Я обернулся и примерно в десяти метрах от нас увидел человека, показавшегося мне знакомым. Это был немец, изучавший в 1930 году в Вашингтоне химию, когда я по поручению посольства занимался делами немецких студентов. Звали его Куль. Он сразу же подошел ко мне и казался очень обрадованным неожиданной встречей. Но так как я не хотел оставлять моего актера в одиночестве, то просто спросил у Куля номер его телефона и обещал при случае ему позвонить.
Меня интересовал тогда всякий, кто, чего доброго, мог помочь мне найти работу. Через несколько дней я позвонил г-ну Кулю и был приглашен на ужин.
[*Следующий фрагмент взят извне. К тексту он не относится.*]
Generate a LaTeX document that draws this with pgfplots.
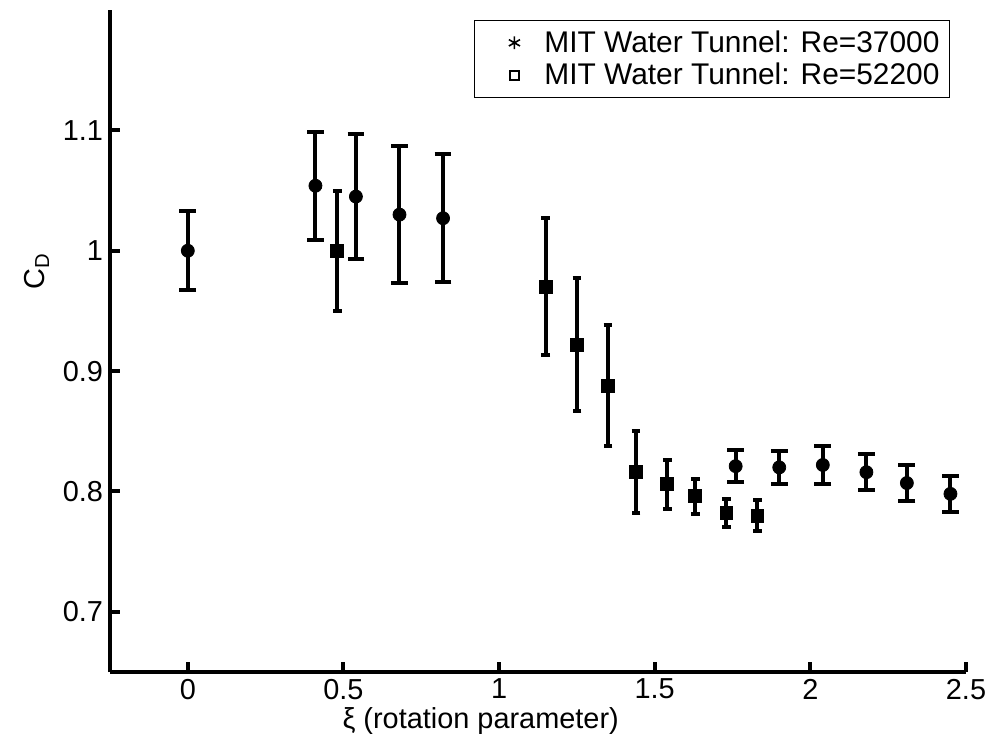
\documentclass[border=0pt]{standalone}
\usepackage{fontspec}
\setmainfont{Liberation Sans}
\usepackage{pgfplots}
\usepackage{pgfplotstable}
\pgfplotsset{compat=1.18}

% Drag coefficient vs. rotation parameter, with measurement uncertainty
\pgfplotstableread{
x     y      e
0.00  1.000  0.033
0.41  1.054  0.045
0.54  1.045  0.052
0.68  1.030  0.057
0.82  1.027  0.053
1.76  0.821  0.0135
1.90  0.820  0.014
2.04  0.822  0.0155
2.18  0.816  0.015
2.31  0.807  0.015
2.45  0.798  0.015
}\lowRe

\pgfplotstableread{
x     y      e
0.48  1.000  0.050
1.15  0.970  0.057
1.25  0.922  0.0555
1.35  0.888  0.050
1.44  0.816  0.034
1.54  0.806  0.0205
1.63  0.796  0.0145
1.73  0.782  0.0115
1.83  0.780  0.0125
}\highRe

\begin{document}
\begin{tikzpicture}
\begin{axis}[
  scale only axis,
  width=428bp, height=331bp,
  xmin=-0.25, xmax=2.5, ymin=0.65, ymax=1.2,
  axis x line*=bottom, axis y line*=left,
  axis line style={line width=2bp, -},
  every outer x axis line/.append style={-},
  every outer y axis line/.append style={-},
  xtick={0,0.5,1,1.5,2,2.5},
  ytick={0.7,0.8,0.9,1,1.1},
  tick align=inside,
  major tick length=5bp,
  tick style={line width=2bp, black},
  /pgf/number format/assume math mode=true,
  ticklabel style={font=\fontsize{14.5}{17}\selectfont},
  label style={font=\fontsize{14.5}{17}\selectfont},
  xlabel={ξ (rotation parameter)},
  ylabel={C\textsubscript{D}},
  xlabel style={at={(ticklabel cs:0.433)}, yshift=3bp},
  ylabel style={at={(ticklabel cs:0.615)}, xshift=-3bp},
  legend image code/.code={%
    \path[draw=none, fill=none] (0bp,0bp) rectangle (30bp,0bp);
    \draw[#1] plot coordinates {(17bp,0bp)};},
  legend style={
    at={(1,1)}, anchor=north east, xshift=-8bp, yshift=-5bp,
    draw=black, line width=0.5bp,
    font=\fontsize{15}{17}\selectfont,
    inner xsep=3bp, inner ysep=3bp,
    row sep=0bp,
    legend cell align=left,
  },
]
\addlegendimage{only marks, mark=asterisk, mark size=3.2bp, black, line width=0.8bp}
\addlegendentry{MIT Water Tunnel: Re=37000}
\addlegendimage{only marks, mark=square, mark size=2.3bp, black, line width=0.7bp}
\addlegendentry{MIT Water Tunnel: Re=52200}

\addplot[forget plot, only marks, mark=*, mark size=3.25bp, black,
  error bars/.cd, y dir=both, y explicit,
  error bar style={line width=2bp, black},
  error mark options={rotate=90, mark size=4.2bp, line width=2bp, black}]
  table[x=x, y=y, y error=e]{\lowRe};

\addplot[forget plot, only marks, mark=square*, mark size=3.2bp, black,
  error bars/.cd, y dir=both, y explicit,
  error bar style={line width=2bp, black},
  error mark options={rotate=90, mark size=2.2bp, line width=2bp, black}]
  table[x=x, y=y, y error=e]{\highRe};
\end{axis}
\pgfresetboundingbox
\path (-55bp,-36bp) rectangle (438.5bp,336bp);
\end{tikzpicture}
\end{document}
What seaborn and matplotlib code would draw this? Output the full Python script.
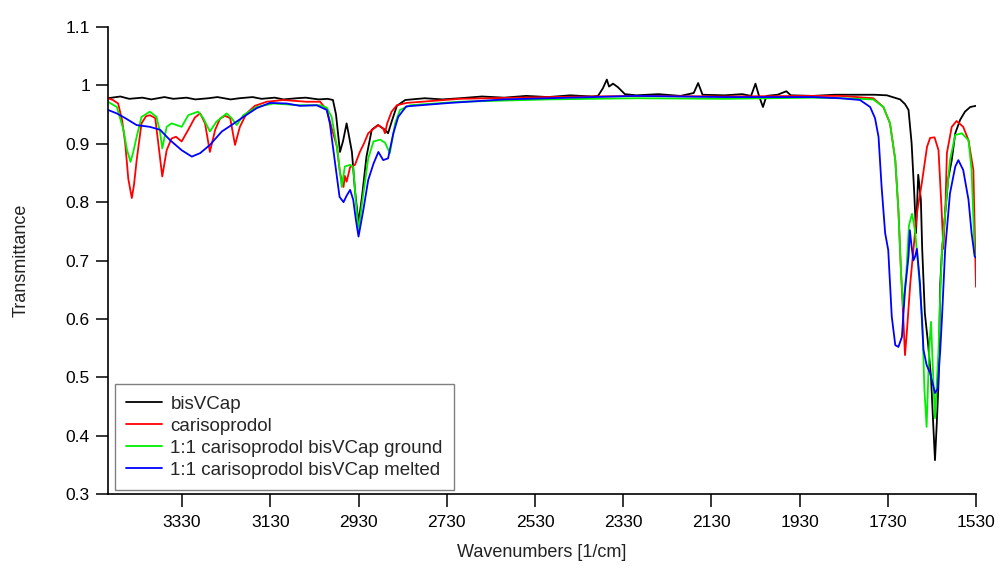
import numpy as np
import pandas as pd
import matplotlib
matplotlib.use("Agg")
import matplotlib.pyplot as plt
import seaborn as sns

# FTIR spectra: wavenumber [1/cm] and transmittance for each sample
bis_wn = [3498, 3470, 3450, 3420, 3400, 3370, 3350, 3320, 3300, 3270, 3250, 3220, 3200, 3170,
          3150, 3120, 3100, 3070, 3050, 3020, 3000, 2988, 2981, 2972, 2965, 2957, 2952, 2945,
          2938, 2930, 2922, 2912, 2900, 2886, 2870, 2863, 2854, 2843, 2824, 2780, 2740, 2700,
          2650, 2600, 2550, 2500, 2450, 2400, 2387, 2376, 2367, 2362, 2353, 2342, 2326, 2300,
          2250, 2200, 2170, 2160, 2150, 2100, 2060, 2040, 2030, 2022, 2013, 2005, 1980, 1960,
          1950, 1900, 1850, 1800, 1760, 1732, 1702, 1691, 1683, 1676, 1670, 1666, 1661, 1655,
          1652, 1646, 1639, 1632, 1627, 1623, 1619, 1615, 1611, 1607, 1600, 1593, 1585, 1577,
          1566, 1555, 1543, 1530]
bis_t = [0.978, 0.981, 0.977, 0.979, 0.976, 0.980, 0.977, 0.979, 0.976, 0.978, 0.980, 0.976,
         0.978, 0.980, 0.977, 0.979, 0.976, 0.978, 0.979, 0.976, 0.977, 0.975, 0.950, 0.886,
         0.905, 0.935, 0.915, 0.886, 0.820, 0.765, 0.810, 0.878, 0.924, 0.932, 0.924, 0.918,
         0.940, 0.965, 0.975, 0.978, 0.976, 0.978, 0.981, 0.979, 0.982, 0.980, 0.983, 0.981,
         0.982, 0.995, 1.010, 0.998, 1.003, 0.997, 0.985, 0.983, 0.985, 0.982, 0.987, 1.004,
         0.984, 0.983, 0.985, 0.982, 1.003, 0.982, 0.963, 0.982, 0.984, 0.990, 0.983, 0.982,
         0.984, 0.984, 0.984, 0.983, 0.976, 0.968, 0.958, 0.901, 0.815, 0.747, 0.847, 0.804,
         0.720, 0.610, 0.560, 0.500, 0.420, 0.358, 0.420, 0.490, 0.661, 0.718, 0.780, 0.840,
         0.872, 0.918, 0.941, 0.955, 0.963, 0.965]

car_wn = [3498, 3487, 3475, 3466, 3459, 3452, 3444, 3439, 3433, 3422, 3412, 3403, 3391, 3384,
          3375, 3365, 3354, 3344, 3331, 3316, 3301, 3289, 3278, 3267, 3255, 3244, 3233, 3221,
          3210, 3199, 3184, 3165, 3138, 3101, 3048, 3017, 3002, 2992, 2979, 2972, 2964, 2961,
          2957, 2949, 2938, 2927, 2918, 2908, 2897, 2885, 2874, 2870, 2865, 2855, 2843, 2821,
          2700, 2500, 2300, 2100, 1900, 1838, 1763, 1740, 1725, 1713, 1706, 1700, 1695, 1691,
          1687, 1679, 1672, 1664, 1653, 1641, 1634, 1624, 1615, 1608, 1604, 1599, 1596, 1585,
          1574, 1559, 1547, 1536, 1530]
car_t = [0.978, 0.975, 0.969, 0.940, 0.901, 0.840, 0.807, 0.830, 0.872, 0.935, 0.947, 0.949,
         0.944, 0.901, 0.844, 0.889, 0.909, 0.912, 0.904, 0.924, 0.945, 0.952, 0.935, 0.886,
         0.924, 0.943, 0.948, 0.944, 0.898, 0.929, 0.952, 0.965, 0.972, 0.975, 0.972, 0.972,
         0.958, 0.930, 0.895, 0.850, 0.826, 0.845, 0.835, 0.860, 0.864, 0.886, 0.900, 0.918,
         0.925, 0.932, 0.926, 0.918, 0.935, 0.955, 0.966, 0.970, 0.977, 0.980, 0.982, 0.981,
         0.982, 0.982, 0.978, 0.963, 0.935, 0.872, 0.787, 0.680, 0.604, 0.538, 0.575, 0.661,
         0.718, 0.781, 0.832, 0.895, 0.910, 0.911, 0.889, 0.787, 0.720, 0.800, 0.884, 0.929,
         0.939, 0.929, 0.906, 0.855, 0.655]

grd_wn = [3498, 3478, 3471, 3463, 3455, 3447, 3441, 3433, 3422, 3403, 3388, 3380, 3375, 3365,
          3354, 3331, 3316, 3294, 3282, 3267, 3252, 3229, 3218, 3206, 3191, 3161, 3123, 3063,
          3017, 3002, 2991, 2979, 2968, 2961, 2949, 2942, 2936, 2930, 2919, 2908, 2896, 2881,
          2870, 2859, 2847, 2836, 2813, 2700, 2500, 2300, 2100, 1900, 1838, 1763, 1740, 1725,
          1713, 1706, 1700, 1695, 1688, 1682, 1675, 1668, 1661, 1652, 1647, 1642, 1636, 1632,
          1627, 1623, 1615, 1611, 1607, 1596, 1589, 1577, 1562, 1547, 1540, 1533, 1530]
grd_t = [0.972, 0.963, 0.945, 0.924, 0.890, 0.869, 0.885, 0.912, 0.946, 0.955, 0.946, 0.920,
         0.892, 0.929, 0.935, 0.929, 0.949, 0.955, 0.944, 0.921, 0.938, 0.952, 0.944, 0.932,
         0.949, 0.963, 0.969, 0.966, 0.966, 0.962, 0.946, 0.895, 0.826, 0.861, 0.864, 0.860,
         0.800, 0.752, 0.815, 0.875, 0.904, 0.907, 0.902, 0.884, 0.935, 0.958, 0.966, 0.972,
         0.976, 0.978, 0.977, 0.979, 0.978, 0.976, 0.963, 0.935, 0.872, 0.787, 0.680, 0.620,
         0.680, 0.760, 0.780, 0.750, 0.690, 0.600, 0.480, 0.415, 0.550, 0.595, 0.500, 0.430,
         0.547, 0.644, 0.718, 0.815, 0.872, 0.915, 0.918, 0.906, 0.855, 0.712, 0.705]

mlt_wn = [3498, 3478, 3459, 3433, 3403, 3380, 3357, 3331, 3308, 3289, 3267, 3240, 3218, 3191,
          3161, 3131, 3093, 3063, 3025, 3002, 2995, 2983, 2973, 2964, 2957, 2949, 2942, 2936,
          2930, 2919, 2908, 2896, 2885, 2874, 2863, 2851, 2840, 2822, 2723, 2600, 2400, 2300,
          2100, 1900, 1838, 1793, 1770, 1759, 1751, 1744, 1736, 1729, 1725, 1721, 1713, 1706,
          1698, 1691, 1683, 1680, 1676, 1672, 1668, 1664, 1657, 1649, 1642, 1634, 1623, 1617,
          1611, 1607, 1600, 1589, 1577, 1570, 1559, 1547, 1540, 1533, 1530]
mlt_t = [0.958, 0.952, 0.944, 0.932, 0.929, 0.924, 0.906, 0.889, 0.878, 0.884, 0.898, 0.921,
         0.932, 0.946, 0.961, 0.970, 0.969, 0.965, 0.966, 0.958, 0.935, 0.866, 0.809, 0.800,
         0.811, 0.821, 0.804, 0.770, 0.741, 0.787, 0.838, 0.866, 0.886, 0.872, 0.875, 0.918,
         0.946, 0.964, 0.970, 0.976, 0.980, 0.982, 0.980, 0.980, 0.978, 0.975, 0.963, 0.944,
         0.912, 0.826, 0.747, 0.718, 0.661, 0.604, 0.555, 0.552, 0.569, 0.649, 0.707, 0.752,
         0.724, 0.700, 0.707, 0.720, 0.661, 0.547, 0.521, 0.507, 0.473, 0.480, 0.547, 0.604,
         0.718, 0.815, 0.861, 0.872, 0.855, 0.804, 0.747, 0.707, 0.705]

labels = ["bisVCap", "carisoprodol", "1:1 carisoprodol bisVCap ground",
          "1:1 carisoprodol bisVCap melted"]
colors = ["#000000", "#ff0000", "#00ee00", "#0000ff"]

x_ticks = [3330, 3130, 2930, 2730, 2530, 2330, 2130, 1930, 1730, 1530]
y_ticks = [0.3, 0.4, 0.5, 0.6, 0.7, 0.8, 0.9, 1.0, 1.1]
y_tick_labels = ["0.3", "0.4", "0.5", "0.6", "0.7", "0.8", "0.9", "1", "1.1"]

frames = []
for name, wn, t in zip(labels, [bis_wn, car_wn, grd_wn, mlt_wn], [bis_t, car_t, grd_t, mlt_t]):
    frames.append(pd.DataFrame({"wn": wn, "T": t, "sample": name}))
df = pd.concat(frames, ignore_index=True)

sns.set_style("ticks")
plt.rcParams["font.family"] = ["Liberation Sans", "DejaVu Sans"]

fig = plt.figure(figsize=(10, 5.69), dpi=100)
ax = fig.add_axes([0.108, 0.1318, 0.868, 0.8207])

sns.lineplot(data=df, x="wn", y="T", hue="sample", hue_order=labels,
             palette=colors, linewidth=1.3, estimator=None, sort=True, ax=ax)

ax.set_xlim(3498, 1530)
ax.set_ylim(0.3, 1.1)
ax.set_xticks(x_ticks)
ax.set_xticklabels([str(v) for v in x_ticks])
ax.set_yticks(y_ticks)
ax.set_yticklabels(y_tick_labels)

for side in ["top", "right"]:
    ax.spines[side].set_visible(False)
for side in ["left", "bottom"]:
    ax.spines[side].set_linewidth(1.2)
    ax.spines[side].set_color("black")
ax.tick_params(axis="both", direction="out", length=9, width=1.1, colors="black",
               labelsize=12.5)
ax.tick_params(axis="x", pad=6)
ax.tick_params(axis="y", pad=4)

ax.set_xlabel("Wavenumbers [1/cm]", fontsize=13, color="#222222")
ax.set_ylabel("Transmittance", fontsize=13, color="#222222")
ax.xaxis.set_label_coords(0.5, -0.108)
ax.yaxis.set_label_coords(-0.09, 0.5)

leg = ax.legend(loc="lower left", bbox_to_anchor=(0.115, 0.1388),
                bbox_transform=fig.transFigure, borderaxespad=0,
                fontsize=13.5, frameon=True, fancybox=False, framealpha=1,
                edgecolor="#808080", handlelength=1.9, handletextpad=0.45,
                labelspacing=0.26, borderpad=0.6)
leg.get_frame().set_linewidth(1.0)
for line in leg.get_lines():
    line.set_linewidth(1.3)

fig.savefig("out.png", dpi=100)
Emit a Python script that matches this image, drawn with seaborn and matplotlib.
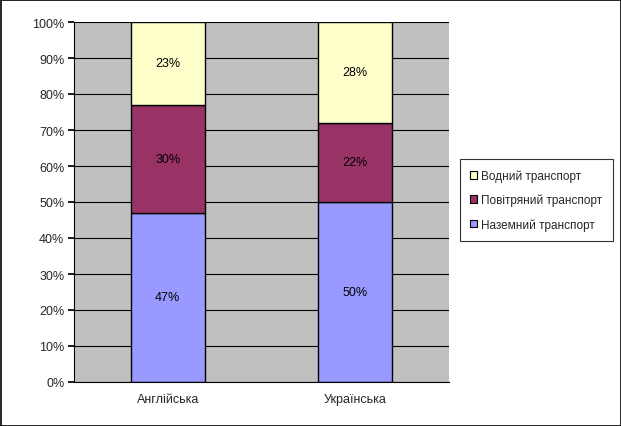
import matplotlib
import matplotlib.pyplot as plt
import numpy as np
import pandas as pd
import seaborn as sns
from matplotlib.patches import Rectangle

matplotlib.use("Agg")

languages = ["Англійська", "Українська"]
series_names = ["Наземний транспорт", "Повітряний транспорт", "Водний транспорт"]
ground = [47, 50]
air = [30, 22]
water = [23, 28]
series_values = [ground, air, water]
series_colors = ["#9999FF", "#993366", "#FFFFCC"]
y_ticks = list(range(0, 101, 10))

sns.set_theme(style="white")
plt.rcParams["font.family"] = ["Liberation Sans", "DejaVu Sans"]

fig = plt.figure(figsize=(6.21, 4.27), dpi=100)
ax = fig.add_axes([74 / 621, 1 - 383 / 427, 375 / 621, 360 / 427])
ax.set_facecolor("#C0C0C0")
ax.set_axisbelow(True)
ax.yaxis.grid(True, color="black", linewidth=0.8)

# stack the series one on another
bottom = np.zeros(len(languages))
for name, vals, col in zip(series_names, series_values, series_colors):
    df = pd.DataFrame({"lang": languages, "val": vals})
    sns.barplot(data=df, x="lang", y="val", ax=ax, color=col, bottom=bottom,
                width=0.395, edgecolor="black", linewidth=1, saturation=1)
    for i, v in enumerate(vals):
        ax.text(i, bottom[i] + v / 2, f"{v}%", ha="center", va="center",
                fontsize=9, color="black")
    bottom = bottom + np.array(vals)

if ax.get_legend() is not None:
    ax.get_legend().remove()

ax.set_xlim(-0.5, 1.5)
ax.set_ylim(0, 100)
ax.set_yticks(y_ticks)
ax.set_yticklabels([f"{t}%" for t in y_ticks], fontsize=9)
ax.set_xticks([0.5], minor=True)
ax.tick_params(axis="x", which="major", length=0, labelsize=9, pad=8)
ax.tick_params(axis="x", which="minor", length=4, color="black", direction="out")
ax.tick_params(axis="y", length=4, color="black", direction="out", left=True, pad=3)
ax.set_xlabel("")
ax.set_ylabel("")
for side in ["top", "right"]:
    ax.spines[side].set_visible(False)
for side in ["left", "bottom"]:
    ax.spines[side].set_color("black")
    ax.spines[side].set_linewidth(0.8)

handles = [Rectangle((0, 0), 1, 1, facecolor=c, edgecolor="black", linewidth=0.8)
           for c in series_colors][::-1]
labels = series_names[::-1]
leg = fig.legend(handles, labels, loc="center", bbox_to_anchor=(536 / 621, 1 - 201 / 427),
                 fontsize=8.5, frameon=True, fancybox=False, edgecolor="black",
                 handlelength=0.6, handleheight=0.6, handletextpad=0.3,
                 labelspacing=1.0, borderpad=0.9)
leg.get_frame().set_linewidth(0.8)

fig.add_artist(Rectangle((0.5 / 621, 0.5 / 427), 620 / 621, 426 / 427, transform=fig.transFigure,
                         fill=False, edgecolor="black", linewidth=1.2))

fig.savefig("out.png", dpi=100)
Большая красивая квартира у Сентрал-парк, в которой он жил, принадлежала одной американке. Ни в телефонной книге, ни в списке жильцов дома имя Куля не упоминалось. Дама была весьма элегантна и вела себя как хозяйка. Втроем мы ужинали на свежем воздухе, в утопающем в цветах саду, расположенном на крыше, откуда открывался чудесный вид на Сентрал-парк и западную часть Манхэттена. Дом производил впечатление не только в высшей степени богатого, но даже роскошного. Господин Куль сказал мне, что в настоящее время он занимает очень хорошую должность в химическом тресте «Дюпон де Немур».